Since you have laid such a great foundation her body will want vegetables again.
post #6 of 10


My 3yoDD also will not eat anything green. Literally. Even green lollipops get rejected because "they're green."

A few weeks back DS#1 talked her into tasting a bit of honeydew melon ... which she'd rejected, of course, because "it's green." It took a half-hour of cajoling (a 5yo brother's cajoling is different than mama's nagging, I guess :LOL) and she was very happy that she liked it so much.

And that was the last green thing she ate. And if we ask her to have [veggie/green food] she'll say, "But I ate the green melon already."

:

Honestly, I think she got this from TV. "Arthur," to be exact. DW also does not eat anything green, or something like that. :
post #7 of 10
We have the frozen pea thing going on too! And I thought we were unique

Homemade pesto and spinach tortolini are the only 2 greens (besides kiwi and green grapes) that my ds will eat right now.

This too shall pass
post #8 of 10
I just remembered another green that dd LOVES....Nori (seaweed). Only if it is a freshly opened package tho. It gets too chewy after being opened awhile.
post #9 of 10
Just a quick vote for the "make NO issue of it"

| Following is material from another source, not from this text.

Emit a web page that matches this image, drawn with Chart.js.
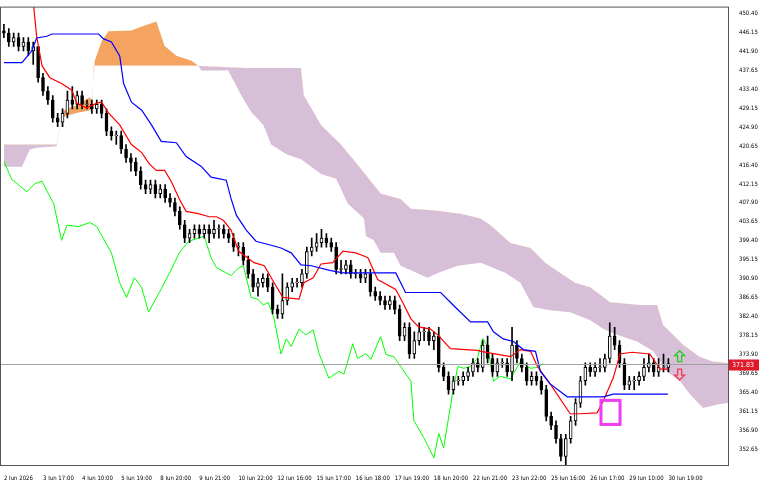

Making an issue out of food is a direct route to power struggles and eating disorders. Let it go. She'll be the healthier for it.
post #10 of 10
Sparklemom "Making an issue out of food is a direct route to power struggles and eating disorders."



I just printed this off and put it on dh's desk. After dinner yesterday with some very mainstream friends, he started to doubt that we were right about not making a deal out of dd's eating, or not eating, of foods that were served. True, she refused to eat anythign but veggies for the main course, (which contained meat, which she detests) but she was also the only child to refuse the gunky dessert and ask for yoghurt instead, after we were the only parents to not comment about what she'd eaten (or not) for her main course. All the others got the warnings about 'eat x spoonfuls or no dessert' blah blah. We just ignored it and let dd make the choice.

Sometimes it's hard not to 'do' things to our children, but I agree that with food, 'doing something about it' and making an issue is potentially a road to disaster.